“(…) the determination of the value of an item must not be based on its price, but rather on the utility it yields. The price of the item is dependent only on the thing itself and is equal for everyone; the utility, however, is dependent on the particular circumstances of the person making the estimate”.
Daniel Bernoulli, 1738, in Specimen Theoriae Novae de Mensura Sortis
“On our view, one searches, often long and frustratingly, for the subtle forms that prices and incomes take in explaining differences among men and periods. (…) The establishment of the proposition that one may usefully treat tastes as stable over time and similar among people is the central task of this essay.”
George J. Stigler and Gary S. Becker, 1977, in De Gustibus Non Est Disputandum
Daniel Bernoulli’s expected utility theory paved the way for important conceptions and measurements of utility and risk in Economics and Psychology. In turn, his notion of the importance of individual circumstances and characteristics has received less attention in these fields, with the currently prevailing view being to ignore differences “among men and periods.”

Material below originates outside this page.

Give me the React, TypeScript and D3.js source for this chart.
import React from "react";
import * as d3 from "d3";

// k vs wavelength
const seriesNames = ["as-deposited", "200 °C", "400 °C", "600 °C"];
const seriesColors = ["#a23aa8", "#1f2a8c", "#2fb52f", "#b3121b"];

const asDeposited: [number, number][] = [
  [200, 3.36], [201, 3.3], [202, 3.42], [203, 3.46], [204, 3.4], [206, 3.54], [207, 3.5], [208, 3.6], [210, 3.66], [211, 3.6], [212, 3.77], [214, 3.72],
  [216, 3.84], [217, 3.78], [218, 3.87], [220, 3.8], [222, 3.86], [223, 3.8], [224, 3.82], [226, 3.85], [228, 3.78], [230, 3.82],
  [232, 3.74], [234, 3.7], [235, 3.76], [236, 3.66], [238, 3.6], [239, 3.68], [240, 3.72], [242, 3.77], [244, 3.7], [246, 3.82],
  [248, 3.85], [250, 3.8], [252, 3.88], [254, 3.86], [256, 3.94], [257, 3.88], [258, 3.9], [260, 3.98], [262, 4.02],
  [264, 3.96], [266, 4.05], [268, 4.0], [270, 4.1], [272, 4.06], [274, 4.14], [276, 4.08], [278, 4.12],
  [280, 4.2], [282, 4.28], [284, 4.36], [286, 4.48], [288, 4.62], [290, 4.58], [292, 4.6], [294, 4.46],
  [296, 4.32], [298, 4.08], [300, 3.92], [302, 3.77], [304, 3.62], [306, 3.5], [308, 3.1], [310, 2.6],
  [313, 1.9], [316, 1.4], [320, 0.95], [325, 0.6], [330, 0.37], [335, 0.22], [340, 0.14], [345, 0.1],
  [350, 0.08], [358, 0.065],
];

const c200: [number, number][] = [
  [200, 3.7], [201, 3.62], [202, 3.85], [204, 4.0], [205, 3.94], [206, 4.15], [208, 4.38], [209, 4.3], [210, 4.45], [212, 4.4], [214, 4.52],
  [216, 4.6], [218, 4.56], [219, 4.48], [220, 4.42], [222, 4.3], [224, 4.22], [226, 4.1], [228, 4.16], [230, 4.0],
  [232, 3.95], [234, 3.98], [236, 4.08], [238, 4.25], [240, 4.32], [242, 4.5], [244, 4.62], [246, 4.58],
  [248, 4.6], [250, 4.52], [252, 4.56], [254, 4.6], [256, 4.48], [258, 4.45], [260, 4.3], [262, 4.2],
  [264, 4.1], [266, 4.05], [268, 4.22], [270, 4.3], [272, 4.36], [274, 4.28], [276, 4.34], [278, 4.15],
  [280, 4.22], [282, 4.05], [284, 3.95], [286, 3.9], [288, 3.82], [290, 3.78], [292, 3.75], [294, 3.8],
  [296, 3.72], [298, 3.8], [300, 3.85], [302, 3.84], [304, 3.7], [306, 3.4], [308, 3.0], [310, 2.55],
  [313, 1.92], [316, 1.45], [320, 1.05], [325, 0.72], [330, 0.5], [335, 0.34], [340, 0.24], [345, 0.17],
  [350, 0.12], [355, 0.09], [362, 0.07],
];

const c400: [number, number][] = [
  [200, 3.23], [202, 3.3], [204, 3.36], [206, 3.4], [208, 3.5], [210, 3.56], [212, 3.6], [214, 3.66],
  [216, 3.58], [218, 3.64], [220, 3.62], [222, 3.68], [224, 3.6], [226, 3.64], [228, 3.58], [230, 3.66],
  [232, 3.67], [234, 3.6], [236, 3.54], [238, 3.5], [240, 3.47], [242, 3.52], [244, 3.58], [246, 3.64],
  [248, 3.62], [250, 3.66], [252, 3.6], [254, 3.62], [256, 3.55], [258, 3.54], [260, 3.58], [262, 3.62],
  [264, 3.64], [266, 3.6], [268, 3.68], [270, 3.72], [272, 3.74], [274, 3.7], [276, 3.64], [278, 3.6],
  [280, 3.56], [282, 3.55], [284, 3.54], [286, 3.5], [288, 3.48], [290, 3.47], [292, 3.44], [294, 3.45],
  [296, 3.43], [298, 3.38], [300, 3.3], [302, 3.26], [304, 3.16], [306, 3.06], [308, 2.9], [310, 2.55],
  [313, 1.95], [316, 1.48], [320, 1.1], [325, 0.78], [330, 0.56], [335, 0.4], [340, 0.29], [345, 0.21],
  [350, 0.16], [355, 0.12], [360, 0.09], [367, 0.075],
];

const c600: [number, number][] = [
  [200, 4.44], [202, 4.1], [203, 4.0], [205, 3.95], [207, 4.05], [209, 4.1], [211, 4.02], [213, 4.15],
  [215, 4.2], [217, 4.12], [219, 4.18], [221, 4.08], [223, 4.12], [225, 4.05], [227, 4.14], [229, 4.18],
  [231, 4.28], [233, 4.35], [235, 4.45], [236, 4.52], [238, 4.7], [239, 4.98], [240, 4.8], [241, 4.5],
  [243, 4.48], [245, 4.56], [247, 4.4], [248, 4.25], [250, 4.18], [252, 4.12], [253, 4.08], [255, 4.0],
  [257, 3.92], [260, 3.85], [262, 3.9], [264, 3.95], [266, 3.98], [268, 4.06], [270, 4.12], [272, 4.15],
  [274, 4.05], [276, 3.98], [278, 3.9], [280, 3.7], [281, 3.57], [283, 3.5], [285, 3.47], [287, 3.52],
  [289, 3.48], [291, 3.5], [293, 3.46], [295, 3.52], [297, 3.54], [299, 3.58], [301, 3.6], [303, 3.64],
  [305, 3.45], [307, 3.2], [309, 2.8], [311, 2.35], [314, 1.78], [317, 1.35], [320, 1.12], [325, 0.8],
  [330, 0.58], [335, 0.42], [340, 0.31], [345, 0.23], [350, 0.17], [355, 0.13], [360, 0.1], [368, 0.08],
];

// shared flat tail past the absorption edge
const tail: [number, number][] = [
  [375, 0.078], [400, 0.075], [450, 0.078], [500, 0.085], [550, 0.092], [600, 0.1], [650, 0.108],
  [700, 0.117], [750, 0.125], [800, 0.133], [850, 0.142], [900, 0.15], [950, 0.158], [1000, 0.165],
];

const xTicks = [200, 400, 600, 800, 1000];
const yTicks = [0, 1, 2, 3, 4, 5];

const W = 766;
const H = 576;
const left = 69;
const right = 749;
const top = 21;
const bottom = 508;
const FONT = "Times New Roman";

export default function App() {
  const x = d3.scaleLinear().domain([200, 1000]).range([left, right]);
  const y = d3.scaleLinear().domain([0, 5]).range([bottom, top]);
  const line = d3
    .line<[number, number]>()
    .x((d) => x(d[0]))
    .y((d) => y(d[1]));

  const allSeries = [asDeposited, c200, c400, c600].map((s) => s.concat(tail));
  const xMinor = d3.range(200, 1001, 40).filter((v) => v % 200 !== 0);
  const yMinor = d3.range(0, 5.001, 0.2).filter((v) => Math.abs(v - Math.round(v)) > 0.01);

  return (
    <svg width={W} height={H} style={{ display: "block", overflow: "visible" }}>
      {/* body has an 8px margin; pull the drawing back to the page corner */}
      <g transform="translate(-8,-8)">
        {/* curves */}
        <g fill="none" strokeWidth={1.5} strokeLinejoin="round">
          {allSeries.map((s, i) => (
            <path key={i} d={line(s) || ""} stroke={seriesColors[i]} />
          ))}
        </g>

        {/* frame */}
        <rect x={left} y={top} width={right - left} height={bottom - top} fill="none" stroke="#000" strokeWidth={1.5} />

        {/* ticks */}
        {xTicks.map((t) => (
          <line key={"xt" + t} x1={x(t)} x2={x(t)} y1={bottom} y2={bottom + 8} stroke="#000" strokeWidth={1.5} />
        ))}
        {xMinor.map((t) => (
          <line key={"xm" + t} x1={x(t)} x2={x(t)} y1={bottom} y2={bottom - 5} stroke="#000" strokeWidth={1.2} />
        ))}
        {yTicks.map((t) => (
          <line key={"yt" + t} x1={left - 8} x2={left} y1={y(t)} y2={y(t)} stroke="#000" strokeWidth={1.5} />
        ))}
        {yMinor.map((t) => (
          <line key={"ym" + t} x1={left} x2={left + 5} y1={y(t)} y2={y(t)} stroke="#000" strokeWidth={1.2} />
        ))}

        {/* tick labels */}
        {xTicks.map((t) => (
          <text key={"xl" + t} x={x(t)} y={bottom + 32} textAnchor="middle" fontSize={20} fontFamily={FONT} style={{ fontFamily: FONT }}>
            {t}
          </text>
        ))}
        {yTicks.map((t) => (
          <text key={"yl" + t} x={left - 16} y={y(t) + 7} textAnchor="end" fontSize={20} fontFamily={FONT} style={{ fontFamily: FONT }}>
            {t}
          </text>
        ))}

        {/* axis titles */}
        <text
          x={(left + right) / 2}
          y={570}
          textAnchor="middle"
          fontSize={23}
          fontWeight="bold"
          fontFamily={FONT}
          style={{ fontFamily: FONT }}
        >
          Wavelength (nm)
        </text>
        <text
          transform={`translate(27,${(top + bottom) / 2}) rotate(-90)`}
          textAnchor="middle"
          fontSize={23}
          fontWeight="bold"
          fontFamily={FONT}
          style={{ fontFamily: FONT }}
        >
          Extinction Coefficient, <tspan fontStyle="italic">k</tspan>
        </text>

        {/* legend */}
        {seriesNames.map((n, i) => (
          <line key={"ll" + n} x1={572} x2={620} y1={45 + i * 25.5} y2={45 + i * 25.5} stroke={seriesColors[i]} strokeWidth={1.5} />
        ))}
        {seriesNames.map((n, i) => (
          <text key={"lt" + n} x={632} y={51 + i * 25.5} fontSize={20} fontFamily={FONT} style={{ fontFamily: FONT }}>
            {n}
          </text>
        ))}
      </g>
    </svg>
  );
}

The Bernoulli Symposium on Risk took place in Basel, February 2-4, 2017, and gathered experts from Economics, Psychology, and related disciplines to discuss research aiming to understand Bernoulli’s proposal concerning the importance of individual variation in decisions under risk and uncertainty. In particular, the symposium allowed us to build bridges to research on impulsivity and self-control in the hope of making progress towards a new theory and measurement of risk preference that has full consideration for the issues of intra- and inter-individual differences.